24 August 2022
Timor-Leste eyes China
Timor-Leste’s president, José Ramos-Horta, has learnt from Pacific islands countries that fear of Chinese influence is an incredibly effective way to get the West’s attention. The maritime boundary dispute between Australia and Timor-Leste was finally settled in 2018, but since then there has been another conflict over how best to exploit the oil and gas from the Greater Sunrise field, 70 per cent of which lies within Timor-Leste’s exclusive economic zone.
Ramos-Horta’s problem is that Australia’s Woodside Energy is keen to build a pipeline to Darwin for processing, despite it being further from the gas field. Although royalties would flow to Dili, the country needs not only money, but the employment and skills that would come from processing the gas.
Ramos-Horta is now warning that if Woodside does not alter its plans and build a pipeline to Timor-Leste, he will instigate talks with Chinese companies that will. “Very soon, [Timor-Leste’s] leadership has to make decisions … if necessary, a trip to China,” he told Guardian Australia. Ramos-Horta is hoping this threat will frighten Canberra into pressuring Woodside to submit to his demands. The issue for Woodside is that the infrastructure to process the gas already exists in Darwin, making it far more commercially viable.
This has left Canberra divided between economic and geopolitical realities. As a small, relatively new and poor country, Timor-Leste requires assistance to build its capabilities. It is also in Australia’s interests for Timor-Leste to develop into a stable and prosperous country. But what Ramos-Horta is asking in terms of exploiting Greater Sunrise simply may not be possible.
Huawei in the Pacific
Adding to Australia’s regional difficulties is the Solomon Islands prime minister, Manasseh Sogavare, who seems to enjoy causing Canberra weekly headaches. Last week, Solomon Islands announced that it had secured a A$96 million loan from China to build 161 mobile communications towers, to be supplied and constructed by Huawei – a company that Australia, the United States, United Kingdom and Canada have all banned from its 5G networks.
Last time Solomon Islands signed a contract with Huawei – in 2018 to build an underwater telecommunications cable – Canberra intervened, creating the Coral Sea Cable Company. This is a joint operation between the Australian government and two Solomon Islands and Papua New Guinea companies which built a cable from Sydney to both Honiara and Port Moresby. The Australian government also recently provided funds for Telstra to purchase mobile carrier Digicel’s Pacific assets to prevent any Chinese company from doing so.

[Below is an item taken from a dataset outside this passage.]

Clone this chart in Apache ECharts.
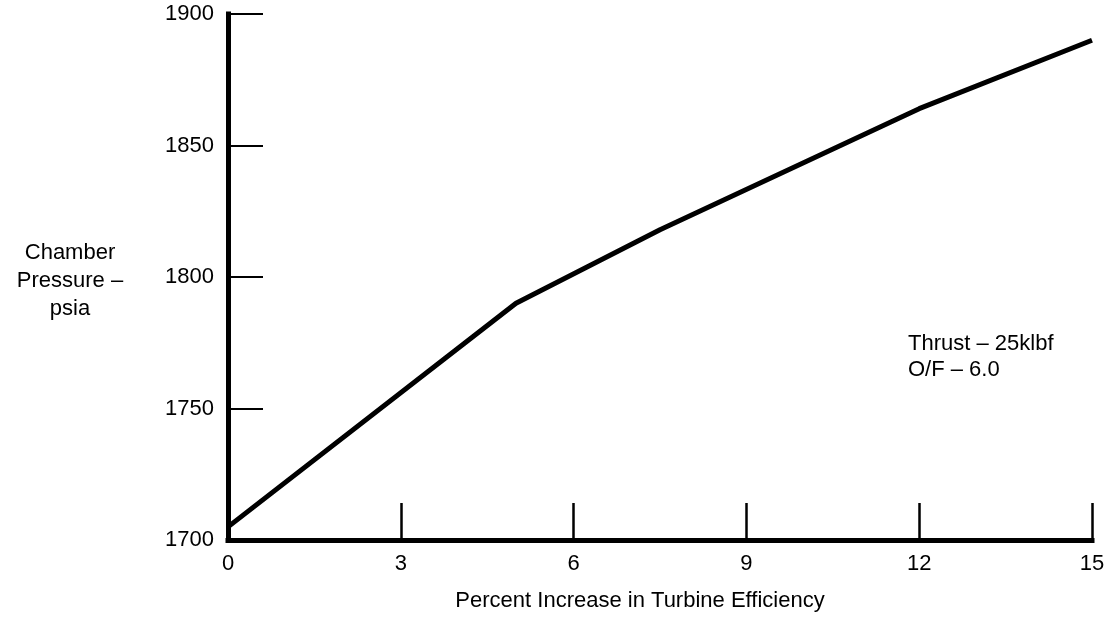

Only around 32 per cent of Solomon Islanders have access to the internet, and many rural areas don’t have mobile coverage. The needs of the country are great, which makes partnerships with suitors like China compelling. Yet Huawei’s close links to the Chinese Communist Party, and China’s national security laws which require companies to cooperate with national intelligence work, makes partnerships like this a risky proposition.

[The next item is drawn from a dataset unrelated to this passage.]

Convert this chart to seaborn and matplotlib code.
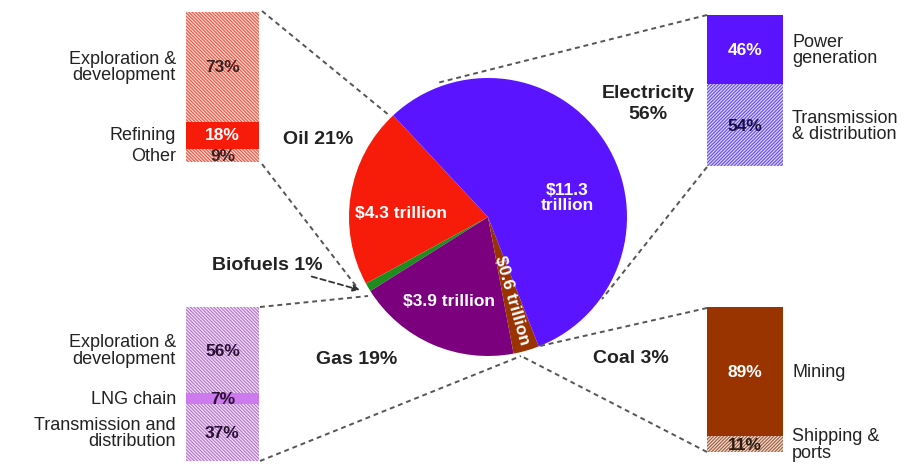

Nonetheless, Australia is unlikely to intervene. A power dynamic has developed between Sogavare and the Australian government which will require Canberra to accept certain risks with his relationship with China to try to prevent him from seeking greater ones.
Last week, the foreign minister, Penny Wong, announced the latest grant recipients from the Australia-India Council (AIC), a division within the Department of Foreign Affairs and Trade. The AIC was established in 1992 following an inquiry into the relationship between Australia and India, with a mission to advance trade and other forms of collaboration, and foster awareness and understanding between the two countries.
The grant recipients included a project to develop a new strain of chickpea capable of being grown in low-water environments. The project is a collaboration between Flinders and Murdoch universities and India’s International Crops Research Institute for the Semi-Arid Tropics. Currently chickpeas require medium-water environments and nitrogen-rich soils. In Australia, these conditions occur in southern Queensland and northern New South Wales. Both Australia and India would benefit from drought-resistant varieties of chickpeas.
Australia only began commercial chickpea production in the 1970s but has become the world’s largest exporter. Yet Australian production is dwarfed by India, which is responsible for 70 per cent of the global total. However, India is also the world’s largest importer of chickpeas, which are a staple across the populous north of the country.
Unfortunately, for Australian producers, chickpeas did not benefit from the interim Australia-India Economic Cooperation and Trade Agreement, which was signed in April. But exports could be boosted by making northern Western Australia a chickpea production region, which would involve cutting water and shipping costs. This would also assist Australia’s long-term goal for greater development of northern Western Australia.